No. There would be no relationship. There could be no relationship, because it would be based on every sort of wrong.
That was what his brain was saying, the part of him that had walked away from Terry without a backward glance.
But another part of him, a quiet part of him he didn’t listen to much, had started to whisper.
He’s an adult. Wait until he’s cleaned himself up and he’ll be able to make his own decisions. Look at him. He’s walked out of rehab twice. If he makes it through this time, that meansnobodytells Mackey Sanders to do something he doesn’t want to. It’s not like he respects authority anyway, Trav. If he wants you, he wantsyou, not the authority, not the daddy, just the man. You’re the only one he can trust. Can you trust anyone else with him?
That last question made him bury his face in the pillow and growl. No. No, he couldn’t trust anyone else with Mackey. The world had done a shitty job for Mackey James Sanders so far. Trav could do things right. Trav could take care of him and help him take care of himself and keep him clean and make sure nobody, not even Trav, not even Mackey, ever hurt this kid again.
You clocked him in the jaw, you bastard. Not hurt him? Mackey’s in danger from the people who love him most.
Trav lay on his back, squinting into the darkness, tears of anger and frustration slipping down the creases of his eyes.
“What’s wrong, Trav?” Mackey mumbled, and Trav was too exhausted to hold back. How had Mackey kept that terrible secret so close to his heart for so long?
“I hit you, Mackey. I don’t think I can forgive myself for that.”
“Man, you’re too rough on yourself,” Mackey said. “Fucking up don’t make you unforgivable—just makes you human. I totally deserved it.”

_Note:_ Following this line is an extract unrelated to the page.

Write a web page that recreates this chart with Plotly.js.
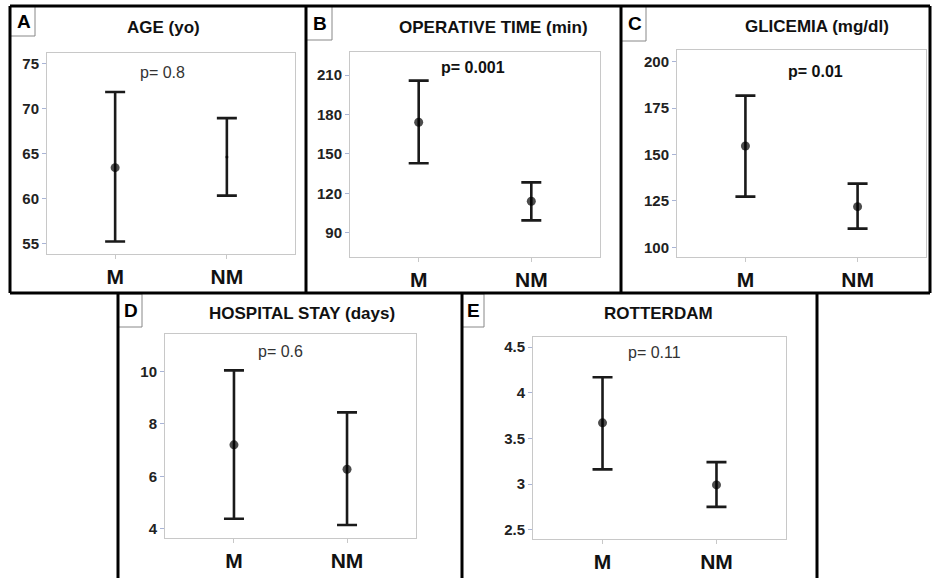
<!DOCTYPE html>
<html>
<head>
<meta charset="utf-8">
<script src="https://cdn.plot.ly/plotly-3.0.1.min.js"></script>
<style>html,body{margin:0;padding:0;background:#fff;}#chart{width:932px;height:578px;}</style>
</head>
<body>
<div id="chart"></div>
<script>
// ---- data ----
const categories = ['M', 'NM'];

const ageMean  = [63.4, 64.6];
const ageUpper = [71.8, 68.9];
const ageLower = [55.2, 60.3];

const opMean  = [174.0, 113.9];
const opUpper = [205.7, 128.3];
const opLower = [142.8, 99.4];

const gliMean  = [154.6, 121.9];
const gliUpper = [181.7, 134.3];
const gliLower = [127.3, 110.1];

const stayMean  = [7.2, 6.27];
const stayUpper = [10.04, 8.44];
const stayLower = [4.38, 4.14];

const rotMean  = [3.67, 2.99];
const rotUpper = [4.17, 3.24];
const rotLower = [3.16, 2.75];

const panelLetters = ['A', 'B', 'C', 'D', 'E'];
const panelTitles  = ['AGE (yo)', 'OPERATIVE TIME (min)', 'GLICEMIA (mg/dl)', 'HOSPITAL STAY (days)', 'ROTTERDAM'];
const pValues      = ['p= 0.8', 'p= 0.001', 'p= 0.01', 'p= 0.6', 'p= 0.11'];
const pBold        = [false, true, true, false, false];

// ---- layout helpers ----
const W = 932, H = 578;
const px = x => x / W;
const py = y => 1 - y / H;
const FONT = 'Liberation Sans, Arial, Helvetica, sans-serif';

const panels = [
  {mean: ageMean,  up: ageUpper,  lo: ageLower,  box: [47, 53, 295, 254],   range: [53.81, 76.14], dtick: 5,   nmSize: 3},
  {mean: opMean,   up: opUpper,   lo: opLower,   box: [350, 52, 600, 257],  range: [71.5, 227.5],  dtick: 30,  nmSize: 9},
  {mean: gliMean,  up: gliUpper,  lo: gliLower,  box: [677, 50, 926, 257],  range: [94.8, 206.3],  dtick: 25,  nmSize: 9},
  {mean: stayMean, up: stayUpper, lo: stayLower, box: [165, 334, 416, 538], range: [3.645, 11.43], dtick: 2,   nmSize: 9},
  {mean: rotMean,  up: rotUpper,  lo: rotLower,  box: [533, 337, 786, 539], range: [2.398, 4.61],  dtick: 0.5, nmSize: 9}
];
const titlePos  = [[163, 27], [493, 27], [817, 26], [302, 313], [658, 313]];
const pPos      = [[162, 72], [473, 67], [815, 71], [280, 351], [654, 352]];
const letterBox = [[10, 6, 35, 36], [306, 6, 332, 40], [621, 6, 646, 41], [118, 294, 142, 327], [462, 294, 484, 327]];

const traces = [];
const layout = {
  width: W, height: H,
  margin: {l: 0, r: 0, t: 0, b: 0},
  paper_bgcolor: '#fff', plot_bgcolor: '#fff',
  showlegend: false,
  font: {family: FONT, color: '#222'},
  shapes: [], annotations: []
};

panels.forEach((p, i) => {
  const n = i === 0 ? '' : String(i + 1);
  traces.push({
    type: 'scatter', mode: 'markers',
    x: categories, y: p.mean,
    xaxis: 'x' + n, yaxis: 'y' + n,
    marker: {color: '#000', size: [9, p.nmSize], line: {width: 0}},
    error_y: {
      type: 'data', symmetric: false,
      array: p.up.map((u, k) => u - p.mean[k]),
      arrayminus: p.lo.map((l, k) => p.mean[k] - l),
      color: '#1a1a1a', thickness: 2.6, width: 10
    },
    hoverinfo: 'skip'
  });
  const [x0, y0, x1, y1] = p.box;
  layout['xaxis' + n] = {
    domain: [px(x0), px(x1)], anchor: 'y' + n,
    type: 'category', range: [-0.61, 1.61],
    showgrid: false, zeroline: false, showline: true, mirror: true,
    linecolor: '#c8c8c8', linewidth: 1,
    ticks: 'outside', ticklen: 4, tickcolor: '#c8c8c8', tickwidth: 1,
    tickfont: {size: 21, family: FONT, color: '#111', weight: 'bold'},
    fixedrange: true
  };
  layout['yaxis' + n] = {
    domain: [py(y1), py(y0)], anchor: 'x' + n,
    range: p.range, dtick: p.dtick, tick0: 0,
    showgrid: false, zeroline: false, showline: true, mirror: true,
    linecolor: '#c8c8c8', linewidth: 1,
    ticks: 'outside', ticklen: 4, tickcolor: '#a9b4d6', tickwidth: 1,
    tickfont: {size: 15, family: FONT, color: '#222', weight: 'bold'},
    fixedrange: true
  };
  // title
  layout.annotations.push({
    xref: 'paper', yref: 'paper', x: px(titlePos[i][0]), y: py(titlePos[i][1]),
    xanchor: 'center', yanchor: 'middle', showarrow: false,
    text: '<b>' + panelTitles[i] + '</b>', font: {size: 17, family: FONT, color: '#111'}
  });
  // p-value
  layout.annotations.push({
    xref: 'paper', yref: 'paper', x: px(pPos[i][0]), y: py(pPos[i][1]),
    xanchor: 'center', yanchor: 'middle', showarrow: false,
    text: pBold[i] ? '<b>' + pValues[i] + '</b>' : pValues[i],
    font: {size: 16, family: FONT, color: pBold[i] ? '#111' : '#333'}
  });
  // letter box
  const lb = letterBox[i];
  layout.shapes.push({type: 'rect', xref: 'paper', yref: 'paper',
    x0: px(lb[0]), x1: px(lb[2]), y0: py(lb[3]), y1: py(lb[1]),
    line: {color: '#888', width: 1}, fillcolor: 'rgba(0,0,0,0)'});
  layout.annotations.push({
    xref: 'paper', yref: 'paper', x: px((lb[0] + lb[2]) / 2 + 1), y: py((lb[1] + lb[3]) / 2),
    xanchor: 'center', yanchor: 'middle', showarrow: false,
    text: '<b>' + panelLetters[i] + '</b>', font: {size: 19, family: FONT, color: '#000'}
  });
});

// panel frames (black)
const frameLines = [
  [10, 6, 930, 6], [10, 293, 930, 293], [10, 6, 10, 293], [306, 6, 306, 293], [621, 6, 621, 293], [930, 6, 930, 293],
  [118, 293, 118, 578], [462, 293, 462, 578], [817, 293, 817, 578]
];
frameLines.forEach(l => layout.shapes.push({
  type: 'line', xref: 'paper', yref: 'paper',
  x0: px(l[0]), y0: py(l[1]), x1: px(l[2]), y1: py(l[3]),
  line: {color: '#000', width: 3}
}));

Plotly.newPlot('chart', traces, layout, {displayModeBar: false, staticPlot: true});
</script>
</body>
</html>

“Nobody deserves to get hit, Mackey.”
Mackey shifted and popped up over the edge of the bed. “People don’t deserve to get beat,” he said after a minute. “They don’t deserve to get bullied or assaulted or abused. But you didn’t hit me thinking I was weaker and you could get away with it. You hit me thinking I was your equal and a pain in the ass.” Even in the moonlight coming through the big open window behind them, Trav could see Mackey’s teeth glinting in a smile. The bruise on the jaw, Trav couldn’t see, but that smile was plain as day. “Besides—you pulled that punch. We both know it.”
He dropped out of sight then, leaving Trav alone in the darkness, but Trav found himself laughing bitterly.
There you go. He was an equal and a pain in the ass. Trav was going to have to let Mackey make his own decision, and maybe have to live with the fact that he was human after all.
And Mackey was right. Trav knew himself. He’d pulled the goddamned punch. If he’d hit Mackey as hard as he’d hit that wall, Mackey would have been the one getting X-rayed.
It would have to be enough.
THENEXTmorning, bright and early, Trav called for the limo. He needed to go to the hospital afterward anyway so they could take off the splint and put on a cast, but nobody but Mackey had a reason to load themselves into the limo.
But the entire household got in anyway.
This time when Mackey got out, everybody got out with him. Shelia started it with the hug, and then Stevie and Jefferson and Kell.
And then Trav.
The kid had slept in his corner, between Trav’s bed and the wall. Trav gathered him into a one-armed hug that wasn’t even pretending to be distanced or professional or even platonic.
“Be good,” Trav whispered. “Come back. We’re all pulling for you, kid, okay? Don’t be afraid of us. We love you.”